>> Start Data extract

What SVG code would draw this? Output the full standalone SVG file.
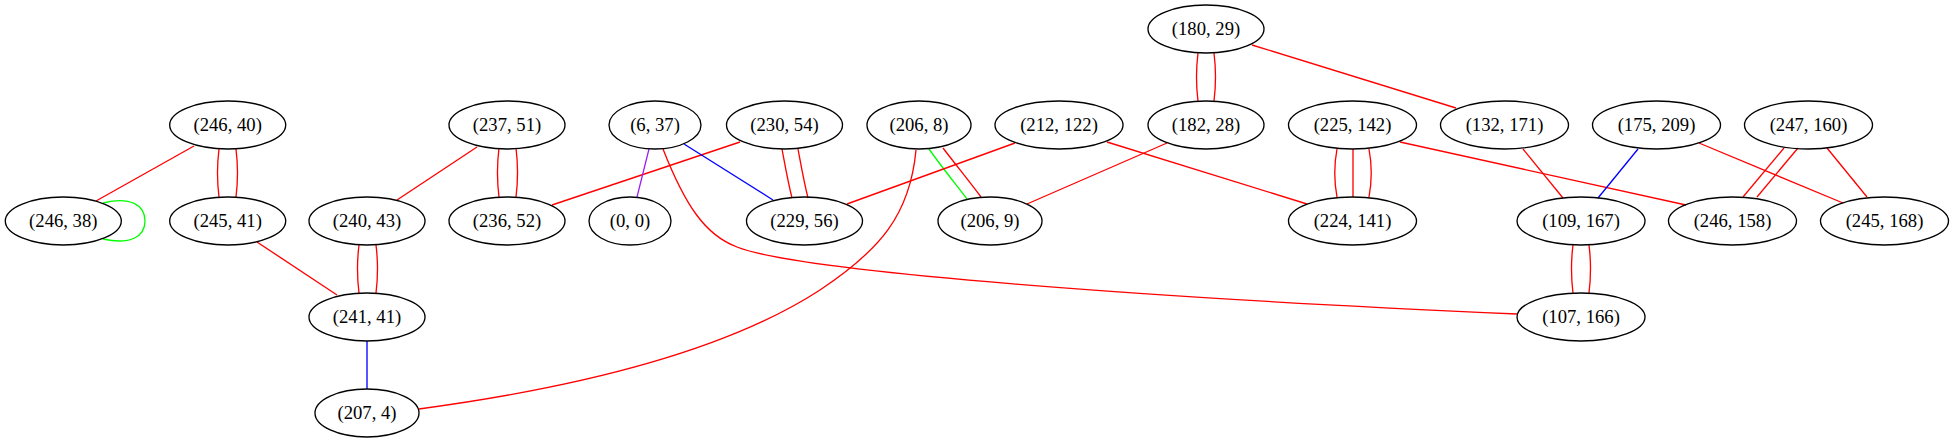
<svg xmlns="http://www.w3.org/2000/svg" width="1954" height="443" viewBox="0 0 1954 443">
<style>
.n ellipse{fill:none;stroke:#000;stroke-width:1.33}
.n text{font-family:"Liberation Serif","Times New Roman",serif;font-size:18.67px;text-anchor:middle;fill:#000}
#edges path{fill:none;stroke-width:1.33}
.r{stroke:#ff0000}
.g{stroke:#00ff00}
.b{stroke:#0000ff}
.p{stroke:#a020f0}
</style>
<rect width="1954" height="443" fill="#fff"/>
<g id="edges">
<path class="r" d="M194,146 L96,201"/>
<path class="g" d="M103,203 C130,196 145,205 145,221 C145,237 130,245 103,239"/>
<path class="r" d="M219,149 C217,165 217,181 219,197"/>
<path class="r" d="M236,149 C238,165 238,181 236,197"/>
<path class="r" d="M257,242 L337,295"/>
<path class="r" d="M359,245 C357,261 357,277 359,293"/>
<path class="r" d="M376,245 C378,261 378,277 376,293"/>
<path class="b" d="M367,341 L367,389"/>
<path class="r" d="M477,147 L397,200"/>
<path class="r" d="M499,148 C497,164 497,181 499,197"/>
<path class="r" d="M516,148 C518,164 518,181 516,197"/>
<path class="r" d="M740,142 L552,205"/>
<path class="p" d="M649,149 L637,197"/>
<path class="b" d="M684,144 L773,200"/>
<path class="r" d="M782,149 C785,165 788,182 792,198"/>
<path class="r" d="M798,149 C801,165 804,182 808,198"/>
<path class="r" d="M663,149 C685,205 705,235 737,247 C800,272 1150,298 1517,314"/>
<path class="r" d="M916,150 C910,215 880,250 820,290 C720,355 560,390 419,409"/>
<path class="g" d="M929,149 C941,166 954,182 967,199"/>
<path class="r" d="M943,148 C956,165 969,181 981,197"/>
<path class="r" d="M1015,143 L847,204"/>
<path class="r" d="M1107,142 L1307,204"/>
<path class="r" d="M1167,143 L1027,204"/>
<path class="r" d="M1198,53 C1196,69 1196,85 1198,101"/>
<path class="r" d="M1214,53 C1216,69 1216,85 1214,101"/>
<path class="r" d="M1252,45 L1456,108"/>
<path class="r" d="M1337,149 C1334,165 1334,181 1337,197"/>
<path class="r" d="M1353,149 L1353,197"/>
<path class="r" d="M1369,149 C1372,165 1372,181 1369,197"/>
<path class="r" d="M1400,142 L1686,205"/>
<path class="r" d="M1523,149 L1563,198"/>
<path class="b" d="M1638,149 L1598,198"/>
<path class="r" d="M1699,143 L1843,203"/>
<path class="r" d="M1784,148 L1743,197"/>
<path class="r" d="M1798,148 L1757,197"/>
<path class="r" d="M1827,148 L1867,197"/>
<path class="r" d="M1573,245 C1571,261 1571,277 1573,293"/>
<path class="r" d="M1589,245 C1591,261 1591,277 1589,293"/>
</g>
<g id="n_246_40" class="n"><ellipse cx="227.7" cy="125" rx="58" ry="24"/><text x="227.7" y="131">(246, 40)</text></g>
<g id="n_246_38" class="n"><ellipse cx="63.3" cy="221" rx="58" ry="24"/><text x="63.3" y="227">(246, 38)</text></g>
<g id="n_245_41" class="n"><ellipse cx="227.7" cy="221" rx="58" ry="24"/><text x="227.7" y="227">(245, 41)</text></g>
<g id="n_240_43" class="n"><ellipse cx="367" cy="221" rx="58" ry="24"/><text x="367" y="227">(240, 43)</text></g>
<g id="n_241_41" class="n"><ellipse cx="367" cy="317" rx="58" ry="24"/><text x="367" y="323">(241, 41)</text></g>
<g id="n_207_4" class="n"><ellipse cx="367" cy="413" rx="52" ry="24"/><text x="367" y="419">(207, 4)</text></g>
<g id="n_237_51" class="n"><ellipse cx="507" cy="125" rx="58" ry="24"/><text x="507" y="131">(237, 51)</text></g>
<g id="n_236_52" class="n"><ellipse cx="507" cy="221" rx="58" ry="24"/><text x="507" y="227">(236, 52)</text></g>
<g id="n_6_37" class="n"><ellipse cx="655" cy="125" rx="46" ry="24"/><text x="655" y="131">(6, 37)</text></g>
<g id="n_0_0" class="n"><ellipse cx="630" cy="221" rx="41" ry="24"/><text x="630" y="227">(0, 0)</text></g>
<g id="n_230_54" class="n"><ellipse cx="784.5" cy="125" rx="58" ry="24"/><text x="784.5" y="131">(230, 54)</text></g>
<g id="n_229_56" class="n"><ellipse cx="804.5" cy="221" rx="58" ry="24"/><text x="804.5" y="227">(229, 56)</text></g>
<g id="n_206_8" class="n"><ellipse cx="919" cy="125" rx="52" ry="24"/><text x="919" y="131">(206, 8)</text></g>
<g id="n_206_9" class="n"><ellipse cx="990" cy="221" rx="52" ry="24"/><text x="990" y="227">(206, 9)</text></g>
<g id="n_212_122" class="n"><ellipse cx="1059" cy="125" rx="64" ry="24"/><text x="1059" y="131">(212, 122)</text></g>
<g id="n_180_29" class="n"><ellipse cx="1206" cy="29" rx="58" ry="24"/><text x="1206" y="35">(180, 29)</text></g>
<g id="n_182_28" class="n"><ellipse cx="1206" cy="125" rx="58" ry="24"/><text x="1206" y="131">(182, 28)</text></g>
<g id="n_225_142" class="n"><ellipse cx="1352.5" cy="125" rx="64" ry="24"/><text x="1352.5" y="131">(225, 142)</text></g>
<g id="n_224_141" class="n"><ellipse cx="1352.5" cy="221" rx="64" ry="24"/><text x="1352.5" y="227">(224, 141)</text></g>
<g id="n_132_171" class="n"><ellipse cx="1504.5" cy="125" rx="64" ry="24"/><text x="1504.5" y="131">(132, 171)</text></g>
<g id="n_109_167" class="n"><ellipse cx="1581" cy="221" rx="64" ry="24"/><text x="1581" y="227">(109, 167)</text></g>
<g id="n_107_166" class="n"><ellipse cx="1581" cy="317" rx="64" ry="24"/><text x="1581" y="323">(107, 166)</text></g>
<g id="n_175_209" class="n"><ellipse cx="1656.5" cy="125" rx="64" ry="24"/><text x="1656.5" y="131">(175, 209)</text></g>
<g id="n_247_160" class="n"><ellipse cx="1808.5" cy="125" rx="64" ry="24"/><text x="1808.5" y="131">(247, 160)</text></g>
<g id="n_246_158" class="n"><ellipse cx="1732.5" cy="221" rx="64" ry="24"/><text x="1732.5" y="227">(246, 158)</text></g>
<g id="n_245_168" class="n"><ellipse cx="1884.5" cy="221" rx="64" ry="24"/><text x="1884.5" y="227">(245, 168)</text></g>
</svg>
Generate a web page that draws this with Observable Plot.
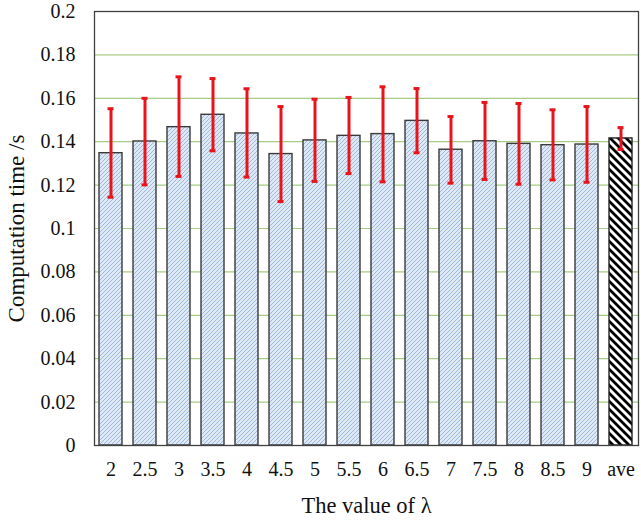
<!DOCTYPE html>
<html>
<head>
<meta charset="utf-8">
<script src="https://cdn.jsdelivr.net/npm/d3@7"></script>
<script src="https://cdn.jsdelivr.net/npm/@observablehq/plot@0.6"></script>
<style>
  html, body { margin: 0; padding: 0; background: #fff; }
  #chart { width: 641px; height: 521px; }
</style>
</head>
<body>
<div id="chart"></div>
<script>
const lambdas = ["2","2.5","3","3.5","4","4.5","5","5.5","6","6.5","7","7.5","8","8.5","9","ave"];
const means   = [0.1347,0.1401,0.1467,0.1524,0.1438,0.1343,0.1406,0.1427,0.1435,0.1496,0.1363,0.1402,0.1390,0.1384,0.1387,0.1415];
const errLow  = [0.1144,0.1201,0.1240,0.1358,0.1237,0.1124,0.1217,0.1253,0.1215,0.1349,0.1209,0.1226,0.1204,0.1224,0.1213,0.1364];
const errHigh = [0.1552,0.1600,0.1699,0.1691,0.1644,0.1562,0.1596,0.1604,0.1653,0.1645,0.1516,0.1581,0.1576,0.1547,0.1562,0.1465];
const yTicks  = [0,0.02,0.04,0.06,0.08,0.1,0.12,0.14,0.16,0.18,0.2];

const data = lambdas.map((l, i) => ({lambda: l, mean: means[i], lo: errLow[i], hi: errHigh[i]}));
const regular = data.filter(d => d.lambda !== "ave");
const average = data.filter(d => d.lambda === "ave");

const chart = Plot.plot({
  width: 641,
  height: 521,
  marginLeft: 94,
  marginRight: 3,
  marginTop: 11,
  marginBottom: 76,
  style: {fontFamily: "'Liberation Serif', 'Times New Roman', serif", fontSize: "20px", color: "#111", background: "#fff"},
  x: {domain: lambdas, paddingInner: 0.31, paddingOuter: 0.155, label: null},
  y: {domain: [0, 0.2], label: null},
  marks: [
    Plot.gridY(yTicks.filter(t => t > 0 && t < 0.2), {stroke: "#a6cc84", strokeOpacity: 1, strokeWidth: 1.2}),
    Plot.barY(regular, {x: "lambda", y: "mean", fill: "url(#hatchBlue)", stroke: "#3a3a3a", strokeWidth: 1.4}),
    Plot.barY(average, {x: "lambda", y: "mean", fill: "url(#hatchAve)", stroke: "#222", strokeWidth: 1.4}),
    Plot.ruleX(data, {x: "lambda", y1: "lo", y2: "hi", stroke: "#e8141b", strokeWidth: 3}),
    Plot.tickY(data, {x: "lambda", y: "hi", stroke: "#e8141b", strokeWidth: 3, insetLeft: 8.5, insetRight: 8.5}),
    Plot.tickY(data, {x: "lambda", y: "lo", stroke: "#e8141b", strokeWidth: 3, insetLeft: 8.5, insetRight: 8.5}),
    Plot.frame({stroke: "#404040", strokeWidth: 1.3}),
    Plot.axisY(yTicks, {tickSize: 0, tickPadding: 19, tickFormat: d => String(+d.toFixed(2)), label: null, fontSize: 20}),
    Plot.axisX({tickSize: 0, tickPadding: 16, label: null, fontSize: 20}),
    Plot.text(["Computation time /s"], {frameAnchor: "left", dx: -78, rotate: -90, textAnchor: "middle", lineAnchor: "middle", fontSize: 23, fill: "#111"}),
    Plot.text(["The value of λ"], {frameAnchor: "bottom", dy: 60, textAnchor: "middle", lineAnchor: "middle", fontSize: 22.5, fill: "#111"})
  ]
});

const svg = d3.select(chart);
const defs = svg.insert("defs", ":first-child");
const pb = defs.append("pattern")
  .attr("id", "hatchBlue").attr("patternUnits", "userSpaceOnUse")
  .attr("width", 4).attr("height", 4);
pb.append("rect").attr("width", 4).attr("height", 4).attr("fill", "#dfe9f5");
pb.append("path").attr("d", "M-1,1 l2,-2 M0,4 l4,-4 M3,5 l2,-2")
  .attr("stroke", "#93b0d6").attr("stroke-width", 0.85);
const pa = defs.append("pattern")
  .attr("id", "hatchAve").attr("patternUnits", "userSpaceOnUse")
  .attr("width", 8).attr("height", 8);
pa.append("rect").attr("width", 8).attr("height", 8).attr("fill", "#fff");
pa.append("path").attr("d", "M-2,6 l4,4 M0,0 l8,8 M6,-2 l4,4")
  .attr("stroke", "#000").attr("stroke-width", 2.8);

document.getElementById("chart").appendChild(chart);
</script>
</body>
</html>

>> End Data extract

| Problem to work on |
In the listing, find each line with the string "this" and copy it.

| Complete answer |
What SVG code would draw this? Output the full standalone SVG file.
Generate a web page that draws this with Observable Plot.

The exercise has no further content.